OpenGen/GenSQL.query

Replace `CONSTRAINED BY` and `CONDITIONED BY` with `GIVEN`

Closed this issue · 1 comments

Overview

Why are we doing this?

This is the first "sprint" towards IQL-permissive. It will allow us to solve simpler sub-problems first.

Technical approach

We want IQL-permissive to work by translating from permissive ASTs to strict ASTs. To do that, IQL permissive will not be context free. It can consult the schema and data tables and knows which column-variable is modeled by which model.

This is necessary for this PR, too.

Sometimes, GIVEN statements will have to be translated into strict ASTs that encode a model expression with both CONSTRAINED BY and CONDITIONED BY. Another way to think about this is that CONDITIONED BY takes density events, CONSTRAINED BY takes distribution events but GIVEN takes both and events that are conjunctions (i.e. AND-linked lists) of both types of events.

Examples

For the sake of readability, I am translating model expressions from query segments in permissive to query segments in strict and not ASTs to ASTs.
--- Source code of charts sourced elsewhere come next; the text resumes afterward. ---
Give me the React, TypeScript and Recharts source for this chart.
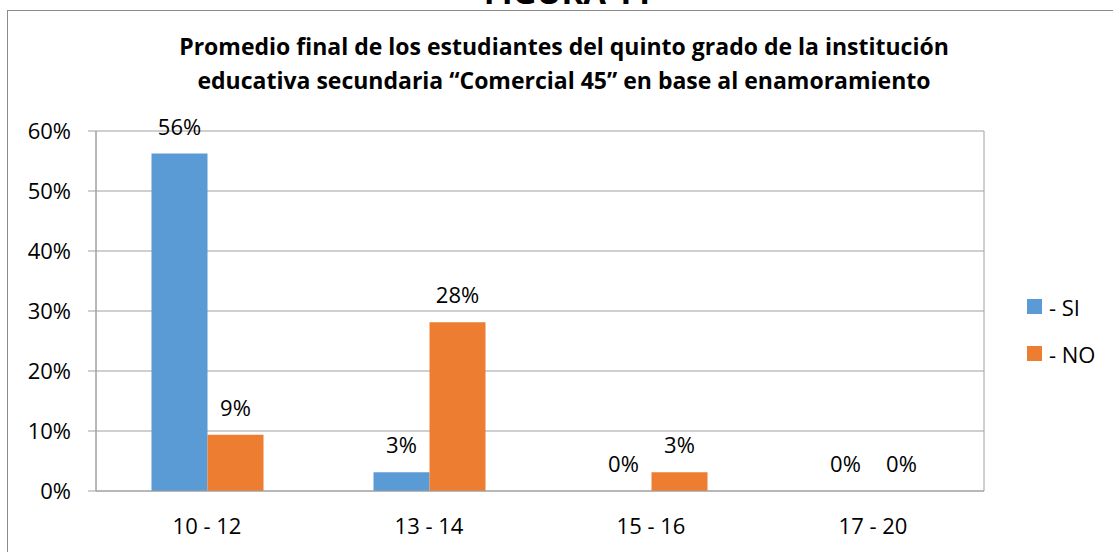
import React from 'react';
import { BarChart, Bar, XAxis, YAxis, CartesianGrid, LabelList, Legend } from 'recharts';

const categories = ['10 - 12', '13 - 14', '15 - 16', '17 - 20'];
const siValues = [0.5625, 0.03125, 0, 0];
const noValues = [0.09375, 0.28125, 0.03125, 0];
const yTicks = [0, 0.1, 0.2, 0.3, 0.4, 0.5, 0.6];
const boundaryTicks = [0, 1, 2, 3, 4];
const seriesNames = ['- SI', '- NO'];
const seriesColors = ['#5B9BD5', '#ED7D31'];
const titleLines = [
  'Promedio final de los estudiantes del quinto grado de la institución',
  'educativa secundaria “Comercial 45” en base al enamoramiento',
];
const figureLabel = 'FIGURA 11';

const data = categories.map((c, i) => ({ category: c, si: siValues[i], no: noValues[i] }));

const FONT = '"Open Sans", sans-serif';
const GRID = '#a0a0a0';
const FS = 22;
const pct = (v: number) => `${Math.round(v * 100)}%`;

const renderLegend = (props: any) => {
  const payload = [...(props.payload || [])].sort(
    (a: any, b: any) => seriesNames.indexOf(a.value) - seriesNames.indexOf(b.value)
  );
  return (
    <div style={{ fontFamily: FONT, fontSize: FS, color: '#000' }}>
      {payload.map((e: any, i: number) => (
        <div key={i} style={{ display: 'flex', alignItems: 'center', height: 47 }}>
          <span style={{ display: 'inline-block', width: 15, height: 15, background: e.color, marginRight: 7 }} />
          <span>{e.value}</span>
        </div>
      ))}
    </div>
  );
};

export default function App() {
  return (
    <div style={{ position: 'absolute', left: 0, top: 0, width: 1113, height: 552, overflow: 'hidden', background: '#fff' }}>
      <div style={{ position: 'absolute', left: 0, top: -28, width: 1136, textAlign: 'center', fontFamily: FONT, fontWeight: 700, fontSize: 33, lineHeight: '40px', color: '#000' }}>
        {figureLabel}
      </div>
      <div style={{ position: 'absolute', left: 7, top: 10, width: 1200, height: 700, border: '1px solid #8c8c8c' }} />
      <div style={{ position: 'absolute', left: 0, top: 29, width: 1128, textAlign: 'center', fontFamily: FONT, fontWeight: 700, fontSize: 23, lineHeight: '34px', color: '#000' }}>
        {titleLines.map((t, i) => (
          <div key={i}>{t}</div>
        ))}
      </div>
      <div style={{ position: 'absolute', left: 0, top: 0 }}>
        <BarChart
          width={1113}
          height={552}
          data={data}
          margin={{ top: 131, right: 129, bottom: 20, left: 36 }}
          barCategoryGap="25%"
          barGap={0}
        >
          <CartesianGrid stroke={GRID} xAxisId="grid" />
          <XAxis
            xAxisId="grid"
            type="number"
            domain={[0, 4]}
            ticks={boundaryTicks}
            allowDataOverflow
            tick={false}
            tickSize={8}
            axisLine={false}
            tickLine={{ stroke: GRID }}
            height={1}
          />
          <XAxis
            xAxisId="cat"
            dataKey="category"
            tickLine={false}
            tickSize={0}
            tickMargin={27}
            axisLine={{ stroke: GRID }}
            tick={{ fontFamily: FONT, fontSize: FS, fill: '#000' }}
            height={40}
          />
          <YAxis
            domain={[0, 0.6]}
            ticks={yTicks}
            tickFormatter={pct}
            width={60}
            tickSize={8}
            tickMargin={17}
            axisLine={{ stroke: GRID }}
            tickLine={{ stroke: GRID }}
            tick={{ fontFamily: FONT, fontSize: FS, fill: '#000' }}
          />
          <Legend
            layout="horizontal"
            verticalAlign="middle"
            align="center"
            content={renderLegend}
            wrapperStyle={{ left: 1027, top: 283, width: 86, height: 94 }}
          />
          <Bar xAxisId="cat" dataKey="si" name={seriesNames[0]} fill={seriesColors[0]} minPointSize={0.01} isAnimationActive={false}>
            <LabelList dataKey="si" position="top" offset={19} formatter={pct} style={{ fontFamily: FONT, fontSize: FS, fill: '#000' }} />
          </Bar>
          <Bar xAxisId="cat" dataKey="no" name={seriesNames[1]} fill={seriesColors[1]} minPointSize={0.01} isAnimationActive={false}>
            <LabelList dataKey="no" position="top" offset={19} formatter={pct} style={{ fontFamily: FONT, fontSize: FS, fill: '#000' }} />
          </Bar>
        </BarChart>
      </div>
    </div>
  );
}
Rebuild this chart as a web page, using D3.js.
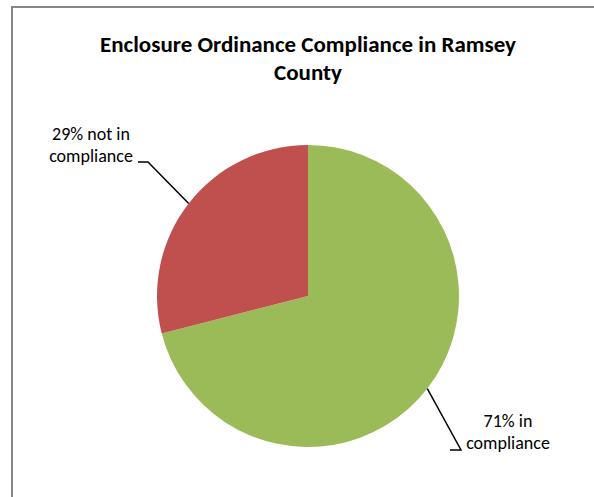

We assume the following environment:

  • m is a model
  • d is data table
  • foo, bar and baz are a columns in d and als column variables in m.
  • the schema records that foo, bar are numerical, while baz is nominal.

The example model expressions below should be viewed as part of PROBABILITY OF queries i.e. queries like SELECT PROBABILITY OF VAR foo = foo UNDER [model expression] FROM data. But the logic applies equally to GENERATE.

Example model expressions

Below, ➡️ means "translate AST of sub-query in IQL-permissive to IQL-strict", for example:

UNDER m GIVEN VAR foo = foo ➡️ under m CONDITIONED BY VAR foo = foo

Note: when an event could be either a distribution event or a density event, then it should be treated as a density event, as these can be more efficiently handled by the backend.
UNDER m GIVEN VAR baz = baz ➡️ under m CONDITIONED BY VAR baz = baz

GIVEN can take ,. , always means AND. While this may seem redundant, having both is necessary to ensure certain permissive queries to read clearly to outside users with little background in either programming or probability:
UNDER m GIVEN VAR foo = foo, VAR bar = bar ➡️ under m CONDITIONED BY VAR foo = foo AND VAR bar = bar

With pure density events, mixing nominal and numerical variables is trivial:
UNDER m GIVEN VAR foo = foo, VAR baz = baz ➡️ under m CONDITIONED BY VAR foo = foo AND VAR baz = baz

AND also works with GIVEN:
UNDER m GIVEN VAR foo = foo AND VAR bar = bar ➡️ under m CONDITIONED BY VAR foo = foo AND VAR bar = bar

Distribution events in GIVEN expressions are translated to CONSTRAINED BY expressions:
UNDER m GIVEN VAR foo > foo ➡️ under m CONSTRAINED BY VAR foo > foo

This events can be mix-and-matched, but my require chaining of CONSTRAINED BY and CONDITIONED BY:
UNDER m GIVEN VAR foo > foo AND VAR bar = bar ➡️ (under m CONDITIONED BY VAR bar = bar) CONSTRAINED BY VAR foo > foo

It's prefered to not do that, though:
UNDER m GIVEN VAR foo > foo AND VAR baz = baz ➡️ under m CONSTRAINED BY VAR foo > foo AND VAR baz = baz
This last model expression could also be translated into an equivalent expression chaining CONSTRAINED BY and CONDITIONED BY.

Non-goals

The following features for IQL-permissive will be tackled during later sprints:

  • Removing the VARkeyword.
  • Translating GIVEN foo into GIVEN VAR foo=foo.
  • Making the DENSITY optional (this is related to this PR though; because of the parallelisms:PROBABILITY and CONSTRAINED BY are both taking a distribution event and PROBABILITY DENSITY and CONDITIONED BY both taking a density event.
  • Changing the order of GIVEN - i.e. the ability to write PROBABILITY OF foo GIVEN bar UNDER model instead of PROBABILITY OF foo UNDER model GIVEN bar
  • Nesting of GIVEN is not strictly required.

Other non-goals for now (which might become important later)

  • IQL-permissive does not need to ensure useful error messages are thrown.
  • We'll assume one schema (i.e. a single mapping from column to stattype). In the future, different models may support different schemas.

Open issues

I (Ulli) should create a complete spec for IQL permissive that Zane can work off of, that can be extended to issues like this.

Reminder for me: this needs to talk about OR!